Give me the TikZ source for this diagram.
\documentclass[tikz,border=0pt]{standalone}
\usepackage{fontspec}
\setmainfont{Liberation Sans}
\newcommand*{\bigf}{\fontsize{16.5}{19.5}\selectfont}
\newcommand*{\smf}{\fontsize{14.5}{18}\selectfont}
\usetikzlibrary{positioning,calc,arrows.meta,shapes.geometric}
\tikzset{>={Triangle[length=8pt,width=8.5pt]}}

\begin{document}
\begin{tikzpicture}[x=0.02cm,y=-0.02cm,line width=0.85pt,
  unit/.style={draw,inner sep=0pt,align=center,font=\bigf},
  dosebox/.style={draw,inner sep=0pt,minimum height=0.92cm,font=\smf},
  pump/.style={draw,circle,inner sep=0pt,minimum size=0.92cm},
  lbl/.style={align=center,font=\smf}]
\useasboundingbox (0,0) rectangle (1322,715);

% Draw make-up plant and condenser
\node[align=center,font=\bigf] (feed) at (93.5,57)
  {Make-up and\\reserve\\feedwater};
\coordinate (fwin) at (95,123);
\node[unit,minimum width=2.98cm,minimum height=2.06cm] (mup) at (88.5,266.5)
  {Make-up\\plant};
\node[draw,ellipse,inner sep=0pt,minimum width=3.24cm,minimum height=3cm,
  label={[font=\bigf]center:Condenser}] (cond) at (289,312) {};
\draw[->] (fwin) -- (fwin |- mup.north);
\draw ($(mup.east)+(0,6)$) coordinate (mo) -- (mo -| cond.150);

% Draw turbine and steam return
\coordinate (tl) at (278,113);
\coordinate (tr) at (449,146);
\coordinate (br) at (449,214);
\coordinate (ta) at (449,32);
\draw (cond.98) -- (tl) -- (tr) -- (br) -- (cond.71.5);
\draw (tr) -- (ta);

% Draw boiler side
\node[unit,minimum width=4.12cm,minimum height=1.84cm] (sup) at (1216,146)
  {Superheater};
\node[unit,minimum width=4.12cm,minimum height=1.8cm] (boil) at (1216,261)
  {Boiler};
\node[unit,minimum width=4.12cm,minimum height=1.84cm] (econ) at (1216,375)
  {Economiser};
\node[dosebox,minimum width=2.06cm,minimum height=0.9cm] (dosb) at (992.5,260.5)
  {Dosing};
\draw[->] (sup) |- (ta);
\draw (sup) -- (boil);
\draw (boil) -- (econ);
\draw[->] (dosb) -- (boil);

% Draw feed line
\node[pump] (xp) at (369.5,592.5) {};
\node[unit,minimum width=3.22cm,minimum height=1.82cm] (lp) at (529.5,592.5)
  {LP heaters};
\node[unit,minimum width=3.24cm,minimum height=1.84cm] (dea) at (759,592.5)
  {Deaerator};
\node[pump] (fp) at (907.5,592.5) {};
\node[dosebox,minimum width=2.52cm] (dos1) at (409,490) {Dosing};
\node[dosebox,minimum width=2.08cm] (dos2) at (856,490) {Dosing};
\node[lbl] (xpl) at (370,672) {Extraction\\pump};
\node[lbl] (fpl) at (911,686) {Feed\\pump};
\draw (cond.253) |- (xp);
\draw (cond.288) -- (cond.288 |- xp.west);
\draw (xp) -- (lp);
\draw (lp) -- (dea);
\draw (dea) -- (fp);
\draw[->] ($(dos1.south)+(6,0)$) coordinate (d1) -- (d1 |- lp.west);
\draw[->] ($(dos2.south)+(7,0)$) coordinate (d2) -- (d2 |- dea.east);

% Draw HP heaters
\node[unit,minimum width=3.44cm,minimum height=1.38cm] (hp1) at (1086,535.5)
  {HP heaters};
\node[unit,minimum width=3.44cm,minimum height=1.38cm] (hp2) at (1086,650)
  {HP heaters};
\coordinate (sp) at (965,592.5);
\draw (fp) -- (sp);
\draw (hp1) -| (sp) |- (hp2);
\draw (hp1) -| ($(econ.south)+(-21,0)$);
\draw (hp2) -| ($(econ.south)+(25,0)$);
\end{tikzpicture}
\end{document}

§ **THE REQUEST**:
Write out the listing's lines exactly, from its first line through the line that contains "(dosb) -- (boil);", and stop there.

§ **SOLUTION TO THIS TASK**:
Give me the TikZ source for this diagram.
\documentclass[tikz,border=0pt]{standalone}
\usepackage{fontspec}
\setmainfont{Liberation Sans}
\newcommand*{\bigf}{\fontsize{16.5}{19.5}\selectfont}
\newcommand*{\smf}{\fontsize{14.5}{18}\selectfont}
\usetikzlibrary{positioning,calc,arrows.meta,shapes.geometric}
\tikzset{>={Triangle[length=8pt,width=8.5pt]}}

\begin{document}
\begin{tikzpicture}[x=0.02cm,y=-0.02cm,line width=0.85pt,
  unit/.style={draw,inner sep=0pt,align=center,font=\bigf},
  dosebox/.style={draw,inner sep=0pt,minimum height=0.92cm,font=\smf},
  pump/.style={draw,circle,inner sep=0pt,minimum size=0.92cm},
  lbl/.style={align=center,font=\smf}]
\useasboundingbox (0,0) rectangle (1322,715);

% Draw make-up plant and condenser
\node[align=center,font=\bigf] (feed) at (93.5,57)
  {Make-up and\\reserve\\feedwater};
\coordinate (fwin) at (95,123);
\node[unit,minimum width=2.98cm,minimum height=2.06cm] (mup) at (88.5,266.5)
  {Make-up\\plant};
\node[draw,ellipse,inner sep=0pt,minimum width=3.24cm,minimum height=3cm,
  label={[font=\bigf]center:Condenser}] (cond) at (289,312) {};
\draw[->] (fwin) -- (fwin |- mup.north);
\draw ($(mup.east)+(0,6)$) coordinate (mo) -- (mo -| cond.150);

% Draw turbine and steam return
\coordinate (tl) at (278,113);
\coordinate (tr) at (449,146);
\coordinate (br) at (449,214);
\coordinate (ta) at (449,32);
\draw (cond.98) -- (tl) -- (tr) -- (br) -- (cond.71.5);
\draw (tr) -- (ta);

% Draw boiler side
\node[unit,minimum width=4.12cm,minimum height=1.84cm] (sup) at (1216,146)
  {Superheater};
\node[unit,minimum width=4.12cm,minimum height=1.8cm] (boil) at (1216,261)
  {Boiler};
\node[unit,minimum width=4.12cm,minimum height=1.84cm] (econ) at (1216,375)
  {Economiser};
\node[dosebox,minimum width=2.06cm,minimum height=0.9cm] (dosb) at (992.5,260.5)
  {Dosing};
\draw[->] (sup) |- (ta);
\draw (sup) -- (boil);
\draw (boil) -- (econ);
\draw[->] (dosb) -- (boil);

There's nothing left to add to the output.